I was kind of worried about that myself, but from what I understand, they weren’t all that close. And from the email I got from them, it doesn’t really sound like she’s packing her bags and coming back. And if she were, I almost guarantee she’d be in and out, just enough to attend the funeral.
Yeah, but are they pissed about the garage door?
And sweet about the no diaper changing clause.
No, I really played up the Storm of Biblical Proportions thing and was just vague about how exactly it happened. They seemed more apologetic that I had to deal with it than anything.
jason!!! i am coming to visit you april 16-20!
i couldn’t get off the march dates. but these ones have been approved! eeee-yawww!
Yeahhhhhhhh!
Yes!
I’m coming with her!!!! Not really. Thought I’d try out my lying thing that Kris is teaching me. I think the trick is not to say that it’s a lie right away.

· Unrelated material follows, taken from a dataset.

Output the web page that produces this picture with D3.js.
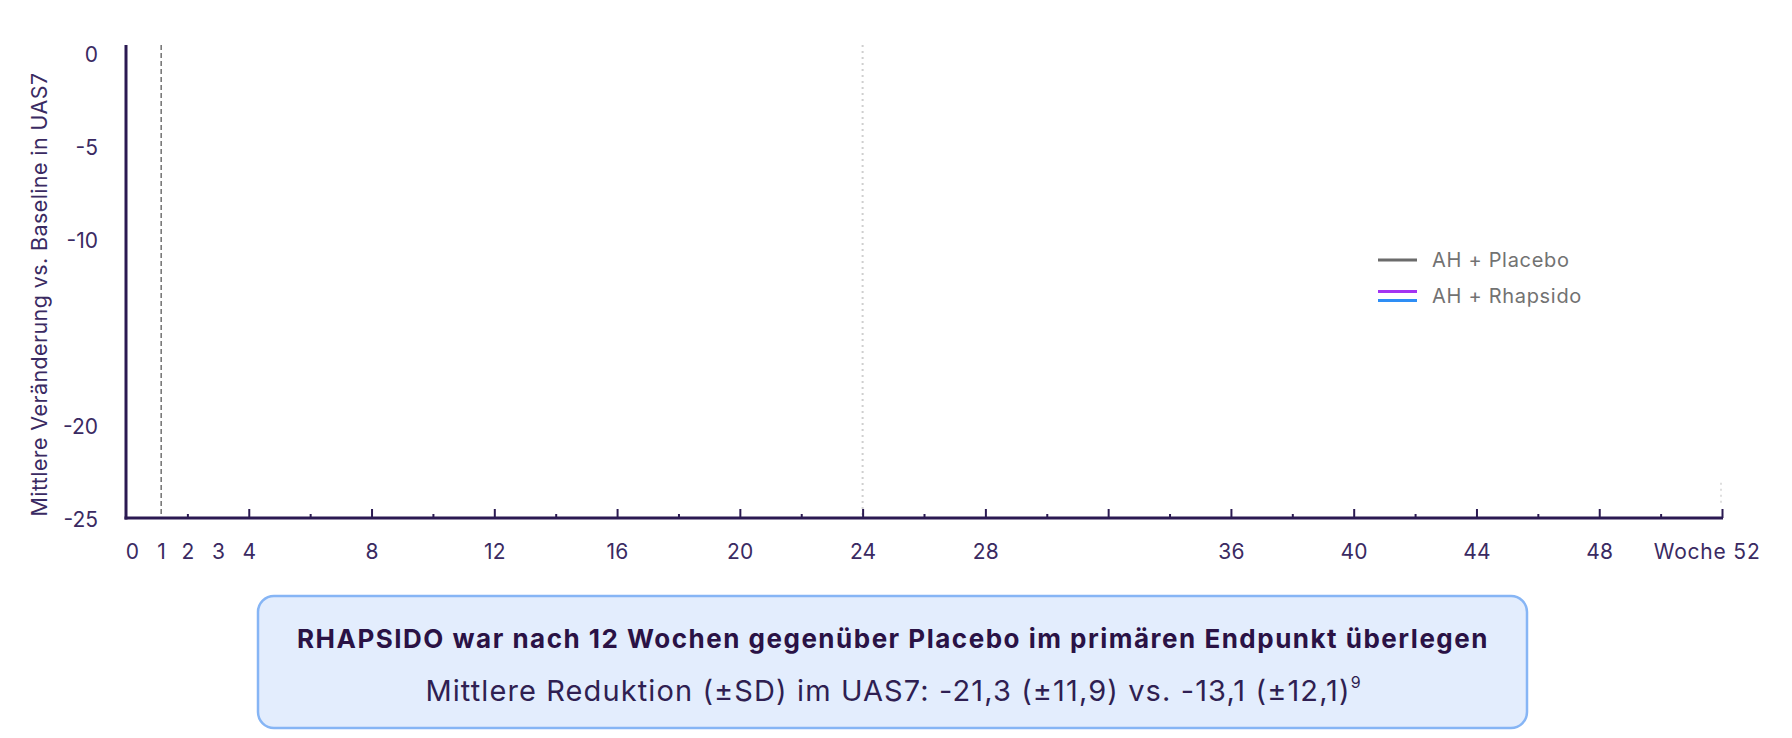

I disagree. It helps the people your lying to plan their week.
Hmmm…I distinctly remember having my diaper changed by a male teacher in pre-school…I’m pretty sure that is why I am gay. Dude, Jason, you could get soooooo many toaster ovens out of this job. Screw decorum.
As tempting as turning children gay sounds, the more tempting sound is the sound of me saying, “Hey, could you take care of that?” and pass the buck(et of shit) to one of the teenage girls who are my coworkers.
Also, turns out they hired someone else for the teaching position and so they just hired me as a assistant. I don’t really care, but they made such a fuss about me applying for the teacher’s position and not the assistant. Now they’ve changed their tune. Oh well, easier job, not that much less pay.